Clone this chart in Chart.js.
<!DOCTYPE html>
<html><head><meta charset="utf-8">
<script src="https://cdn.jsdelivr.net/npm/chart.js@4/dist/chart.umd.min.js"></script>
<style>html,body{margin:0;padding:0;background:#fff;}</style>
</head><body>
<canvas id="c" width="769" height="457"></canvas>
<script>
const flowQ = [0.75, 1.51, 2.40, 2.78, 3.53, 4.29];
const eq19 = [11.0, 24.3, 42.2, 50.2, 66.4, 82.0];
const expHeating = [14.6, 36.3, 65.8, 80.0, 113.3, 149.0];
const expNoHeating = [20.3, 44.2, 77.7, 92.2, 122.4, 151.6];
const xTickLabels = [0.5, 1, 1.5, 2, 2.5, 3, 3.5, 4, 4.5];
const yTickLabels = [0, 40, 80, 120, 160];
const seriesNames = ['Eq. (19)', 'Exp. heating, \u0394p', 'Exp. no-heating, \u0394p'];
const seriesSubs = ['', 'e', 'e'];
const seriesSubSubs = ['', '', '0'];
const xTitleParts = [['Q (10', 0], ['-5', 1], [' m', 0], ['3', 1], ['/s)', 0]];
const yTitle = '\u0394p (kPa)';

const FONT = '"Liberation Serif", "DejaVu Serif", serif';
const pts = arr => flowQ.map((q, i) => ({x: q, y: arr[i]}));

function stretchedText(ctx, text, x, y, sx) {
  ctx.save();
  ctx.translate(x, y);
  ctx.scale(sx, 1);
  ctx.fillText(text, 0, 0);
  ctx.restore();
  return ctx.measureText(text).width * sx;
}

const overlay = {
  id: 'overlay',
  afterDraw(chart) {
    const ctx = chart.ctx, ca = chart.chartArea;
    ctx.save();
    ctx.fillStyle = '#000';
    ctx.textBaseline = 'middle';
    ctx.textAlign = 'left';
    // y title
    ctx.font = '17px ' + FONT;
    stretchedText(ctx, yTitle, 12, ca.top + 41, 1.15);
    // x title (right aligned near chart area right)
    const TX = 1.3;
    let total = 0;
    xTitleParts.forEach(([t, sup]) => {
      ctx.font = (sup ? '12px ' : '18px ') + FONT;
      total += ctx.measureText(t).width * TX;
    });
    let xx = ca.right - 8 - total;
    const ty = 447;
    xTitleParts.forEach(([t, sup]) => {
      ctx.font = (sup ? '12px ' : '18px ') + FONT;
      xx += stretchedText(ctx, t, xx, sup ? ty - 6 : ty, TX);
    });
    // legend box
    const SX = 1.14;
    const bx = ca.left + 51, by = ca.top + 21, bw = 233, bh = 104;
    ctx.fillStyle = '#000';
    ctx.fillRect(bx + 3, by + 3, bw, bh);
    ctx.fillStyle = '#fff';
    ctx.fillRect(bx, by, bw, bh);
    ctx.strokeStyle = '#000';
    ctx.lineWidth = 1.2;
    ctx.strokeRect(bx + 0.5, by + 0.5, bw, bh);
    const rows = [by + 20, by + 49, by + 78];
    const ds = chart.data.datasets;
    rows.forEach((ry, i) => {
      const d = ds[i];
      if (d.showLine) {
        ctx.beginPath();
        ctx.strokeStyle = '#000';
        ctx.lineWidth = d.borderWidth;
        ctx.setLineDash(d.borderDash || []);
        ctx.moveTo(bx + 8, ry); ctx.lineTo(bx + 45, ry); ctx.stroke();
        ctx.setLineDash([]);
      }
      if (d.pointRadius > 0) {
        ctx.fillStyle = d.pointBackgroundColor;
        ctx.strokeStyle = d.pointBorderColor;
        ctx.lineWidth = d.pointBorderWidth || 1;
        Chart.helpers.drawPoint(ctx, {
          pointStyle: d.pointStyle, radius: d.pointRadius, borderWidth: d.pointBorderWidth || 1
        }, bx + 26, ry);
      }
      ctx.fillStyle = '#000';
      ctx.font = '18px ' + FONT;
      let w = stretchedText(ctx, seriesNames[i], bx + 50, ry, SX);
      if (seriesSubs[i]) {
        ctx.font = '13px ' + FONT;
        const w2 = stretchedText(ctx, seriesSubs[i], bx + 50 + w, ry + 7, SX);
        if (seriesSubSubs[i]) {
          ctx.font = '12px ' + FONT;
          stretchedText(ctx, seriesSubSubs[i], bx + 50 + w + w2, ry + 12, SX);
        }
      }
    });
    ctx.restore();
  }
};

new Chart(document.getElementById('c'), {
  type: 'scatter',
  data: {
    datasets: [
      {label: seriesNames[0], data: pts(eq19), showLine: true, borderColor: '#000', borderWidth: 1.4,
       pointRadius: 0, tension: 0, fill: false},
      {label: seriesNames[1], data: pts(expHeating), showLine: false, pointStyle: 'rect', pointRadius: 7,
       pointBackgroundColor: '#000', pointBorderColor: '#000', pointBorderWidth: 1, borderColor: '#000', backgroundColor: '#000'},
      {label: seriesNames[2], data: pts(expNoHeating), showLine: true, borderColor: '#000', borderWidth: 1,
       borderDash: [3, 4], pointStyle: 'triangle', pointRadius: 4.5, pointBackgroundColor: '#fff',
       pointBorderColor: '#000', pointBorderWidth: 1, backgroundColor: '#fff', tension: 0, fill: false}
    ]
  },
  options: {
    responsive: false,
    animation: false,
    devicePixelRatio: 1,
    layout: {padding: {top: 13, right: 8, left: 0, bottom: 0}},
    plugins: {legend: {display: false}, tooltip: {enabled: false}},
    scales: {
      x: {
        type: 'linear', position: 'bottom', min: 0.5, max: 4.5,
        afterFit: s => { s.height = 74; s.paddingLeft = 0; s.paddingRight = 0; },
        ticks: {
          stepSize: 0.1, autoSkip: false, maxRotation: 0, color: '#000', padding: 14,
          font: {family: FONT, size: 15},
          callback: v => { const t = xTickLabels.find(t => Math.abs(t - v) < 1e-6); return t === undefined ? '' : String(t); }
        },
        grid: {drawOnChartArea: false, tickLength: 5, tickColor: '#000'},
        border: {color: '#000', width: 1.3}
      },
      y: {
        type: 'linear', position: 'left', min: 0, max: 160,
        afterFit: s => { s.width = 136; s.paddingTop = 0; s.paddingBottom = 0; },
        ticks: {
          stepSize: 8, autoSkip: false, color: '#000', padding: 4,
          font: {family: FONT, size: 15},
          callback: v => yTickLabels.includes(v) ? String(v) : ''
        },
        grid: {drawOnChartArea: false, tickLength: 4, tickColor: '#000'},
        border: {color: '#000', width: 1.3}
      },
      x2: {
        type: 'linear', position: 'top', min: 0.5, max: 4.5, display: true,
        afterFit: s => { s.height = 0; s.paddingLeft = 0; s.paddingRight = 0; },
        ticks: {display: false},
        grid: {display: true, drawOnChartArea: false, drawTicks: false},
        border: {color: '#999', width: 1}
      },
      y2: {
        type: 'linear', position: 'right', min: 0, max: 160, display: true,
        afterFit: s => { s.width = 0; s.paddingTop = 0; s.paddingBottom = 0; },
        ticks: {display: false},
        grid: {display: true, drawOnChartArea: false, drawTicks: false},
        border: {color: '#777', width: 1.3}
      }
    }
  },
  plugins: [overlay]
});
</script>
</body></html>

··········

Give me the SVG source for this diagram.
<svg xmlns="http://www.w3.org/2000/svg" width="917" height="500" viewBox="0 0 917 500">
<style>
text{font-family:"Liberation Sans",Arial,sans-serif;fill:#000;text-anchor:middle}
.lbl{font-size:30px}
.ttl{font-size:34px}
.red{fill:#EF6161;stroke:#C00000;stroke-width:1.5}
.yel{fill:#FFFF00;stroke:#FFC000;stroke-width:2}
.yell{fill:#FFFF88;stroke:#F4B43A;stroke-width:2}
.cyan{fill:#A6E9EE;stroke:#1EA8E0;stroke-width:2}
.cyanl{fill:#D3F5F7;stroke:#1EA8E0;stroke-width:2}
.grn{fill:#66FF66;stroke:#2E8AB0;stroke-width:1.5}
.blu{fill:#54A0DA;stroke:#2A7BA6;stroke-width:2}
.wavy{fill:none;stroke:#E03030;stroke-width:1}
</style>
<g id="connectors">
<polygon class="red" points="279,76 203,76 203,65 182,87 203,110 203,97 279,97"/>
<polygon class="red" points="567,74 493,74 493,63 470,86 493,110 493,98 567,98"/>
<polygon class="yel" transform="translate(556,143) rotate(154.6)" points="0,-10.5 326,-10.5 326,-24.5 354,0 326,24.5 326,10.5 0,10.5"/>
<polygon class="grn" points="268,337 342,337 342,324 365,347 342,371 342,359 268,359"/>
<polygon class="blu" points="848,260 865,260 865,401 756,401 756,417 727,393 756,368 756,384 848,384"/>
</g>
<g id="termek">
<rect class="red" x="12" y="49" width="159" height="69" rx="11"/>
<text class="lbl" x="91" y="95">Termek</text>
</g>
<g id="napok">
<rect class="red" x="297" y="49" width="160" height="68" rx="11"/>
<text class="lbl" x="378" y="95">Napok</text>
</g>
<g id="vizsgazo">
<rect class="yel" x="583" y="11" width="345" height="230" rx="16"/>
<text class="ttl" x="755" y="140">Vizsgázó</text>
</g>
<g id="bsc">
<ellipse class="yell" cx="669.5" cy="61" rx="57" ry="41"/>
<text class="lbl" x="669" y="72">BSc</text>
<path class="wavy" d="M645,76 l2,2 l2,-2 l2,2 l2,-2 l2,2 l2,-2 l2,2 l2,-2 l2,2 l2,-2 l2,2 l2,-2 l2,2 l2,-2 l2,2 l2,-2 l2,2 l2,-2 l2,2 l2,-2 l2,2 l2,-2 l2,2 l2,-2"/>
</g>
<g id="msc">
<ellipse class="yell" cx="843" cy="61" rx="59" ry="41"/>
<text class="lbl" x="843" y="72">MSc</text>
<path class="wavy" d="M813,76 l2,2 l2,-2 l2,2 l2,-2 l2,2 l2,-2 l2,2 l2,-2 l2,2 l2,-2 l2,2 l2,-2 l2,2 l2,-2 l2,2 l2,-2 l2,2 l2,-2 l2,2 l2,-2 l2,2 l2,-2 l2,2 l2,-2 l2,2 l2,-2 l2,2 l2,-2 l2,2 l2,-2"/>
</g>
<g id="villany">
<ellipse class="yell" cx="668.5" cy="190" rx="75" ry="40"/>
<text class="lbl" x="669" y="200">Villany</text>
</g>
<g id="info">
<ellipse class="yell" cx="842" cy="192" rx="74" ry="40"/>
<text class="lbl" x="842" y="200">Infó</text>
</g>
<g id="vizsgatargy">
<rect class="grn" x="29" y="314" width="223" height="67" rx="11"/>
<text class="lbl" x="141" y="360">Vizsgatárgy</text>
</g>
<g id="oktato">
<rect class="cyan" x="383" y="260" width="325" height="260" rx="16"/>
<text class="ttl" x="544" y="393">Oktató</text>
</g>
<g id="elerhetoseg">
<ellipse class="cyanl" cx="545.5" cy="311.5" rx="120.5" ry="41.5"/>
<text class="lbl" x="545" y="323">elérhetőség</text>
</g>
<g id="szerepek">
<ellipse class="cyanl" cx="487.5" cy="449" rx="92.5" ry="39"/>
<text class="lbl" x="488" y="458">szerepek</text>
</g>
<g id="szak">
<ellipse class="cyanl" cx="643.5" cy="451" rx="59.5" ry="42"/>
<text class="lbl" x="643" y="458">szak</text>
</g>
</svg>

··········

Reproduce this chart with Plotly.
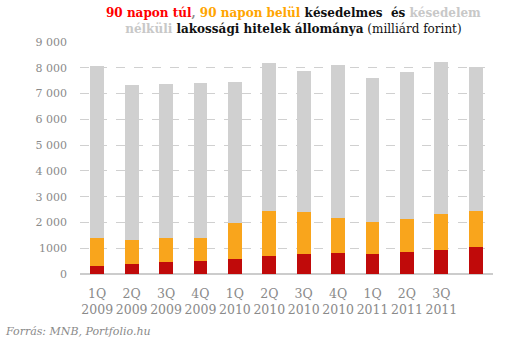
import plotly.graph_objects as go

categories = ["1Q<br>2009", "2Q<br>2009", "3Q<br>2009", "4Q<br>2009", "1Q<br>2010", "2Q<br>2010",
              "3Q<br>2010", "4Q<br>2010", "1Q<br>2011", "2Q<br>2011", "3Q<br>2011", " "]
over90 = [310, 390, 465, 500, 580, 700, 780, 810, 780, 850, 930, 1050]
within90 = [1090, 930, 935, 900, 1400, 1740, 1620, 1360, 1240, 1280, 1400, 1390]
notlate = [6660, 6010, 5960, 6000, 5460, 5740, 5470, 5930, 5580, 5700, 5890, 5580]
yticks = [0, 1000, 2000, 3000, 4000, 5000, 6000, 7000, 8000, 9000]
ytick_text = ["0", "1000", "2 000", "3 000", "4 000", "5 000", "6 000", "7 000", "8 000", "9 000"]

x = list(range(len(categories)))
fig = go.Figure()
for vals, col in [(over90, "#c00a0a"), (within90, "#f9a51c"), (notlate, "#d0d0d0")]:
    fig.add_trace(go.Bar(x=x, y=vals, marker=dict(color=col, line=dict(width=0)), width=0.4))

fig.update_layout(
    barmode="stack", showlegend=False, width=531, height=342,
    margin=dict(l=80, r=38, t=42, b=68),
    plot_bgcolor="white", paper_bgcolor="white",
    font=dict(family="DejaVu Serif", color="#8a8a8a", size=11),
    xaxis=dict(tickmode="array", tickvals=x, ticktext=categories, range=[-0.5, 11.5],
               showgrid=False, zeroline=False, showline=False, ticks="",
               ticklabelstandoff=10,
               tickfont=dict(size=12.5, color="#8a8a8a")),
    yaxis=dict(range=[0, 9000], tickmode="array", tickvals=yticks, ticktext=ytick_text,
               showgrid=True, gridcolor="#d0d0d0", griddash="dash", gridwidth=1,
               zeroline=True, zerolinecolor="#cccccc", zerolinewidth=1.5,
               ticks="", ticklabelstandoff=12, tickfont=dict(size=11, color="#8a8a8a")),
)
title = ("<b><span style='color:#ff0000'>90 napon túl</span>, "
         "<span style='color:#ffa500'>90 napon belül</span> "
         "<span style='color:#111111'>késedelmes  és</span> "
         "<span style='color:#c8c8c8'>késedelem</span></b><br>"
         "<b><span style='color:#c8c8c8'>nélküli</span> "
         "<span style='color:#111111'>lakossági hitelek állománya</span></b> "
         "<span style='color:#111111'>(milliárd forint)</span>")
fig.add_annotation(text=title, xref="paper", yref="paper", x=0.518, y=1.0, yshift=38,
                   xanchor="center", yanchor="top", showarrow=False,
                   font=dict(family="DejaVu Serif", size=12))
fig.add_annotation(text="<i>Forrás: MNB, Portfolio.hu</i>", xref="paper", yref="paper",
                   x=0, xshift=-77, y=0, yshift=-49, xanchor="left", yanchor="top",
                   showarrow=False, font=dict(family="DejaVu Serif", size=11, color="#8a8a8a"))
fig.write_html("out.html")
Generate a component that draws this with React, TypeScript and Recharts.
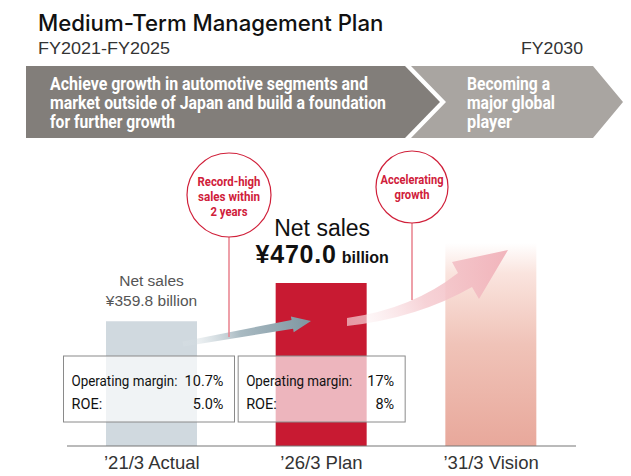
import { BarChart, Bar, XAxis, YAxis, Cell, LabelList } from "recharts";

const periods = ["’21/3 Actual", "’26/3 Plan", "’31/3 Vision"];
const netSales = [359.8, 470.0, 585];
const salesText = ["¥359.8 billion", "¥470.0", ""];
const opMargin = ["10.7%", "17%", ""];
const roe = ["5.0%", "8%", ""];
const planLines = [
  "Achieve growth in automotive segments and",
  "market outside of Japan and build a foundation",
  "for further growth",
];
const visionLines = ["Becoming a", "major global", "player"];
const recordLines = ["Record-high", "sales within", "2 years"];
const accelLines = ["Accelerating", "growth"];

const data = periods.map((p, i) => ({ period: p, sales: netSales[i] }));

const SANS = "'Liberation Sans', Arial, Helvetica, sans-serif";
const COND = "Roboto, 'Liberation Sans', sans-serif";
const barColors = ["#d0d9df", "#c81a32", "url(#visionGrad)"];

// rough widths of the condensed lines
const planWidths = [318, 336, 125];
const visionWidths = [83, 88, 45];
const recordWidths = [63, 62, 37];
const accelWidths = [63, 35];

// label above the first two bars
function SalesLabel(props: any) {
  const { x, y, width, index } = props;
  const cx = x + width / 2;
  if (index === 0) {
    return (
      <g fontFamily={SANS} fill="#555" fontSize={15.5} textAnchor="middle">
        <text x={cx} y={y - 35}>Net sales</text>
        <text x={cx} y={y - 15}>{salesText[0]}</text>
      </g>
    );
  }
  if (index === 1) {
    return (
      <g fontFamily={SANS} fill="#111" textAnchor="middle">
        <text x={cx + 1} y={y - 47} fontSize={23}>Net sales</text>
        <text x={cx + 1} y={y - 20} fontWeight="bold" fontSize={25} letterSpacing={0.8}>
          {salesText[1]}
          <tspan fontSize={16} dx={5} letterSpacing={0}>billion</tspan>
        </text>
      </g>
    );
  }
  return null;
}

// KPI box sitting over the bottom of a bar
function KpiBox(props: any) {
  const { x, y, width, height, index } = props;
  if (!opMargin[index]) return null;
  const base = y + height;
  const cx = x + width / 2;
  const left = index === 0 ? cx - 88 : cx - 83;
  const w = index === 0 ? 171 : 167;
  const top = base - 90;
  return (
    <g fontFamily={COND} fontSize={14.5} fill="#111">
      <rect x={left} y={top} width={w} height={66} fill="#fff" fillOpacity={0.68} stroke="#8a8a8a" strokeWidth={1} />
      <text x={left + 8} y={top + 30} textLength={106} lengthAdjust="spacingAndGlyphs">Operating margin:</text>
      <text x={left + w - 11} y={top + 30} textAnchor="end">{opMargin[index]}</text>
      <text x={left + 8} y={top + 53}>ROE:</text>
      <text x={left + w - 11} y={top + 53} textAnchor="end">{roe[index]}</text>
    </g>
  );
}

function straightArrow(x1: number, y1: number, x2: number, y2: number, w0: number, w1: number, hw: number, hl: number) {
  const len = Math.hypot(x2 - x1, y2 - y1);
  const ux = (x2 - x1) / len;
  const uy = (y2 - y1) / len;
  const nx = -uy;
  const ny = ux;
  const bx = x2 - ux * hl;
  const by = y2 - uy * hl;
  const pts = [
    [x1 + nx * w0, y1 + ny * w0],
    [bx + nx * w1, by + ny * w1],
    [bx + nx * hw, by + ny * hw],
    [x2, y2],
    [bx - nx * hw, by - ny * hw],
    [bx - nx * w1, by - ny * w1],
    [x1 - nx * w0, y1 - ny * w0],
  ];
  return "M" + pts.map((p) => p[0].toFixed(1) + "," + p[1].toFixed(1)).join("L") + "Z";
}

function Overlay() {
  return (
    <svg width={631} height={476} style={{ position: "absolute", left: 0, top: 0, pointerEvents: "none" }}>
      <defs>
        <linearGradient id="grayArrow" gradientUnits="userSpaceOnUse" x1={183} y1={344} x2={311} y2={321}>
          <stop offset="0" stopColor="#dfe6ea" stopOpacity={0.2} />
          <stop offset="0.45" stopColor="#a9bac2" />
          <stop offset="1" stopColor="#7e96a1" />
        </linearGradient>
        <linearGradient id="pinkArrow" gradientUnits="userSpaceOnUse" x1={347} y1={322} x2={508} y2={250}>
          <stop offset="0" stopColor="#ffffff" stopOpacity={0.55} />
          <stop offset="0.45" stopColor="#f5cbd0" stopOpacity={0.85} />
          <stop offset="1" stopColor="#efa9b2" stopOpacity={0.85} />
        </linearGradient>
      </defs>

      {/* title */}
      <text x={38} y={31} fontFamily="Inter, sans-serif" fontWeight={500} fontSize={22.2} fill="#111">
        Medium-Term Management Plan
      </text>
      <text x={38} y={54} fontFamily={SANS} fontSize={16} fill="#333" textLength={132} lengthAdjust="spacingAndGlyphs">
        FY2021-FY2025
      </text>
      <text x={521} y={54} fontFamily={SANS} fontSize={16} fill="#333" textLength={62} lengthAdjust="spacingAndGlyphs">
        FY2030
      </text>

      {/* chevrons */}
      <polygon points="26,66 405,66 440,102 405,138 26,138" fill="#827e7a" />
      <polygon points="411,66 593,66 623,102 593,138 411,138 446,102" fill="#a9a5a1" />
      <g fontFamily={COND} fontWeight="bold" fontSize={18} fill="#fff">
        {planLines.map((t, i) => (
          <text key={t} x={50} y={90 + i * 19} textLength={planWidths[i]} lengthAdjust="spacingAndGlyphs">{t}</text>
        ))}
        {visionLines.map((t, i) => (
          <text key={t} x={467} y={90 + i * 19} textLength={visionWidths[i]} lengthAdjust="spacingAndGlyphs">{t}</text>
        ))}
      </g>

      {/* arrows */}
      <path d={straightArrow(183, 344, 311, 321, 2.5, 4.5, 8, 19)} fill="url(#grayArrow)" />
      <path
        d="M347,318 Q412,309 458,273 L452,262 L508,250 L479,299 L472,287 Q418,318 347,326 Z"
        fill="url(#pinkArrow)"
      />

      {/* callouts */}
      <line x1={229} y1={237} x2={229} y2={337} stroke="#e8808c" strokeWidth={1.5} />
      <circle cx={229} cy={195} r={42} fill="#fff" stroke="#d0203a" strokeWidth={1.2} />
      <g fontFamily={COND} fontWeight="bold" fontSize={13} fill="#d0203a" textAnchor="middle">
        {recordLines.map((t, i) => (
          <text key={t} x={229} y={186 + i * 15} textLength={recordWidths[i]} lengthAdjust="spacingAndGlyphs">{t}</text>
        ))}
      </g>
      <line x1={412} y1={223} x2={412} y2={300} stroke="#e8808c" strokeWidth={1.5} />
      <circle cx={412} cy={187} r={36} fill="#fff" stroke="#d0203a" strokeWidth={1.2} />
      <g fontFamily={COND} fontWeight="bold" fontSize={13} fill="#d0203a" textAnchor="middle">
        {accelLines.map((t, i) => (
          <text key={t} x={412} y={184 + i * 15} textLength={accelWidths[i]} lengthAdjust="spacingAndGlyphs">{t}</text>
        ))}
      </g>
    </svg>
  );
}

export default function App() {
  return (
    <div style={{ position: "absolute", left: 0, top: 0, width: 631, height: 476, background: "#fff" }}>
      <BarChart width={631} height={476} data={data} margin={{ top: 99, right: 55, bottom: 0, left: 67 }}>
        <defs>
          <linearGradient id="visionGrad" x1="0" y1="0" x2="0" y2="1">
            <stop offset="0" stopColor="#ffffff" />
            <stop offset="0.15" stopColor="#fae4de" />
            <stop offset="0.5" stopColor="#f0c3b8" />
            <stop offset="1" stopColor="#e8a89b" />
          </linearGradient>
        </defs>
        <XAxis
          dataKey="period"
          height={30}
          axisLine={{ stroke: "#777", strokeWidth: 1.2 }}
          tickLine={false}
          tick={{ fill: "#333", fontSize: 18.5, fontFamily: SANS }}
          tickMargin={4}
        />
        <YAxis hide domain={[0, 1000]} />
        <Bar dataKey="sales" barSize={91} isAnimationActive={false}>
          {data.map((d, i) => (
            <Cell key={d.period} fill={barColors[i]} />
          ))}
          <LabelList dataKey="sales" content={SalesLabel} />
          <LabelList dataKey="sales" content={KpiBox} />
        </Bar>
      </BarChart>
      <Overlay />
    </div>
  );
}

··········

> [WHAT YOU ARE ASKED TO DO]
Search the data above for lines holding "this" and copy each of them.

> [SOLUTION BELOW]
Clone this chart in Chart.js.
Give me the SVG source for this diagram.
Reproduce this chart with Plotly.
Generate a component that draws this with React, TypeScript and Recharts.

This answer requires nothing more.